→ Data for processing:
— begin —

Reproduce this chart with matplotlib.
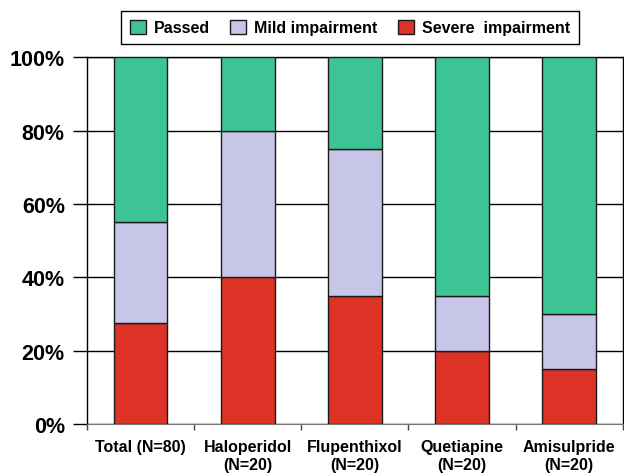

— end —
— begin —

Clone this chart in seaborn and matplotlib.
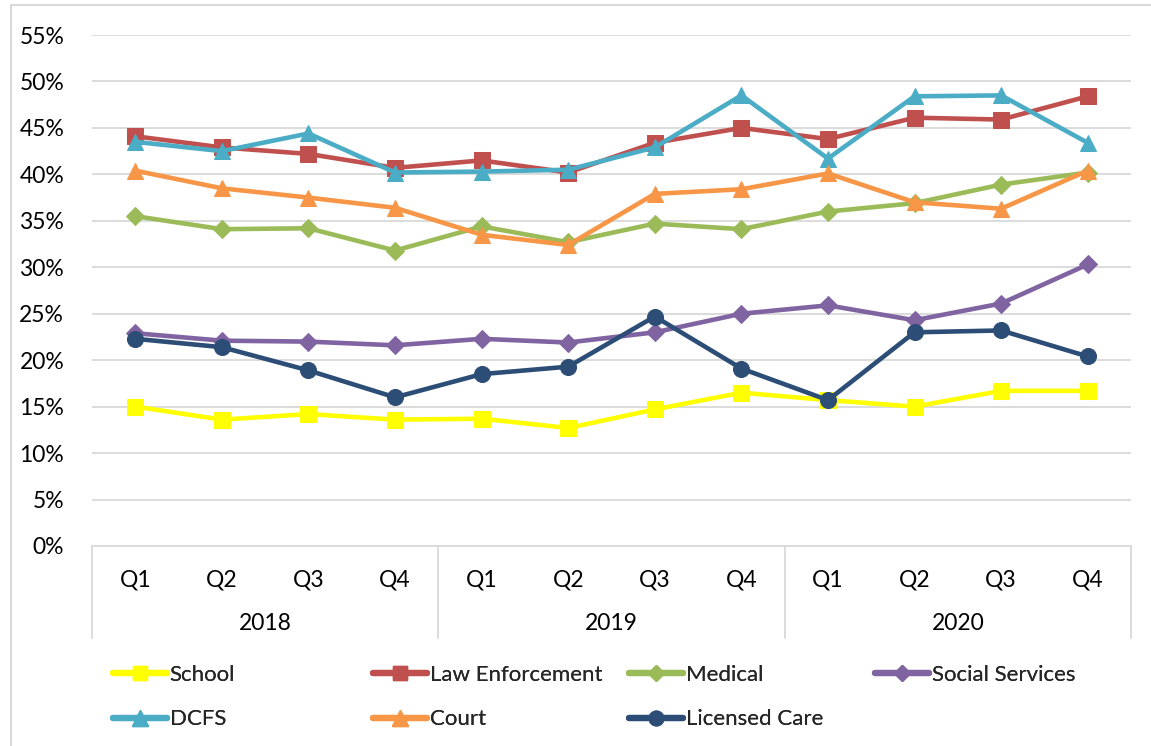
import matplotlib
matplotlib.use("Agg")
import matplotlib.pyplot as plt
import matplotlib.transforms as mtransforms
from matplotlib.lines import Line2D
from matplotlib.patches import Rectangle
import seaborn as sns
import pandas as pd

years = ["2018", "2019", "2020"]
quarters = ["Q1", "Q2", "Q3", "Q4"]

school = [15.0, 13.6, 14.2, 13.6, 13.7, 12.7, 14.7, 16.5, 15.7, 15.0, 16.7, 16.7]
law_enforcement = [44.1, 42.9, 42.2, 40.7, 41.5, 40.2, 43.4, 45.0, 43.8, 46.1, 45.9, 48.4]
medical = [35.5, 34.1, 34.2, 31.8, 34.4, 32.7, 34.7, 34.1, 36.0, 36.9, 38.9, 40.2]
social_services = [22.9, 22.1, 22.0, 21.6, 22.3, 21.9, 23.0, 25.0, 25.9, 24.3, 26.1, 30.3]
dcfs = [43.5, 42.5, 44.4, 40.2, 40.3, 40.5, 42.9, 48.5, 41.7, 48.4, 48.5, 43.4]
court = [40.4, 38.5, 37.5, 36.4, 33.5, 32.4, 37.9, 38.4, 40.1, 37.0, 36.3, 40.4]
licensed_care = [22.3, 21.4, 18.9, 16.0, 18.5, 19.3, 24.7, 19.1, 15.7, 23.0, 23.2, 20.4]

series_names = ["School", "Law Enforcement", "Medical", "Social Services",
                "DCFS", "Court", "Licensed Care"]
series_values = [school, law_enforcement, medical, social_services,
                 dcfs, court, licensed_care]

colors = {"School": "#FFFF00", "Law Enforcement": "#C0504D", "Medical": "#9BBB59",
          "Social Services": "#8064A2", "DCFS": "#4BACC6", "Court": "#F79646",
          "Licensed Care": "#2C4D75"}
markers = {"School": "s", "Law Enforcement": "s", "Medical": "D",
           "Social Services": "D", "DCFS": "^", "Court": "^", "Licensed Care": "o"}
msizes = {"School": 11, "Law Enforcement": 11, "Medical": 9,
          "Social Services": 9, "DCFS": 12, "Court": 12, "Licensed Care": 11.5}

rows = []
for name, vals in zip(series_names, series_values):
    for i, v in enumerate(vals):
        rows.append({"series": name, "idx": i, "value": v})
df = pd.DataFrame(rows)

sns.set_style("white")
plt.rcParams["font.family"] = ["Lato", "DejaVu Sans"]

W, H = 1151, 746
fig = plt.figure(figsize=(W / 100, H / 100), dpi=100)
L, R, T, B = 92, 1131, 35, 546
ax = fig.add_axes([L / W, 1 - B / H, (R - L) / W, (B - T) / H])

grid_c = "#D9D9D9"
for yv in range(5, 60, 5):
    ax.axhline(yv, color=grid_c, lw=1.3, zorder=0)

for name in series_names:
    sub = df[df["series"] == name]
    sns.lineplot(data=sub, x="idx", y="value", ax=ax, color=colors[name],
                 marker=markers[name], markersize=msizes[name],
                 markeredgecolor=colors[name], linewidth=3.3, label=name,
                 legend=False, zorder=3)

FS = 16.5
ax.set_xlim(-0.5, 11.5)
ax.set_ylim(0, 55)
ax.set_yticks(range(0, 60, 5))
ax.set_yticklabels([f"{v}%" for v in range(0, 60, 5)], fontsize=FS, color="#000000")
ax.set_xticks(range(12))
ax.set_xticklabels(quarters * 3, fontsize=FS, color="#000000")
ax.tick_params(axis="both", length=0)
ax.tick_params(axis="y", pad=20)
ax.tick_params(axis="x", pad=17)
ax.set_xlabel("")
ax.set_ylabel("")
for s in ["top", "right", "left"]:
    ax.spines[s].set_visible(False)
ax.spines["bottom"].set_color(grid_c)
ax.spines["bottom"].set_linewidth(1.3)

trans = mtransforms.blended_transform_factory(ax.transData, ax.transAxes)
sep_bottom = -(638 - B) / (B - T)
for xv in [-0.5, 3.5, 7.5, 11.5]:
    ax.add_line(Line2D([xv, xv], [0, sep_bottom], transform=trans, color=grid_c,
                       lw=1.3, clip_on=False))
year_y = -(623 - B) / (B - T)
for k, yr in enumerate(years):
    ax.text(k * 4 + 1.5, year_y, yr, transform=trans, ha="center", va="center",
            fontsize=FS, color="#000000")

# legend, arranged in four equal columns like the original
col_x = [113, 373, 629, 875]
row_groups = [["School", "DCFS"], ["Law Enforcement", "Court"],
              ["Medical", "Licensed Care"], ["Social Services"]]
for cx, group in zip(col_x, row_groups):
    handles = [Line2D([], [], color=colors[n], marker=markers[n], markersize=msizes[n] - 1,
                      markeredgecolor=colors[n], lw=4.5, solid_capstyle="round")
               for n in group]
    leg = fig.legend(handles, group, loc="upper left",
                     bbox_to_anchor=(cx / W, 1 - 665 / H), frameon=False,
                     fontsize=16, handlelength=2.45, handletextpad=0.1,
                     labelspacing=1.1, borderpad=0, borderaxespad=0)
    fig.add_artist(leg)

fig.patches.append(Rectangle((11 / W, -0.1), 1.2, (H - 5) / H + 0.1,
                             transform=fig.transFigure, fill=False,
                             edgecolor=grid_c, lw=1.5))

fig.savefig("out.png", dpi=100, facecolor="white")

— end —

→ Exercise details: Scan the listing above and copy all lines containing the word "matplotlib".

→ The solution:
Reproduce this chart with matplotlib.
Clone this chart in seaborn and matplotlib.
import matplotlib
matplotlib.use("Agg")
import matplotlib.pyplot as plt
import matplotlib.transforms as mtransforms
from matplotlib.lines import Line2D
from matplotlib.patches import Rectangle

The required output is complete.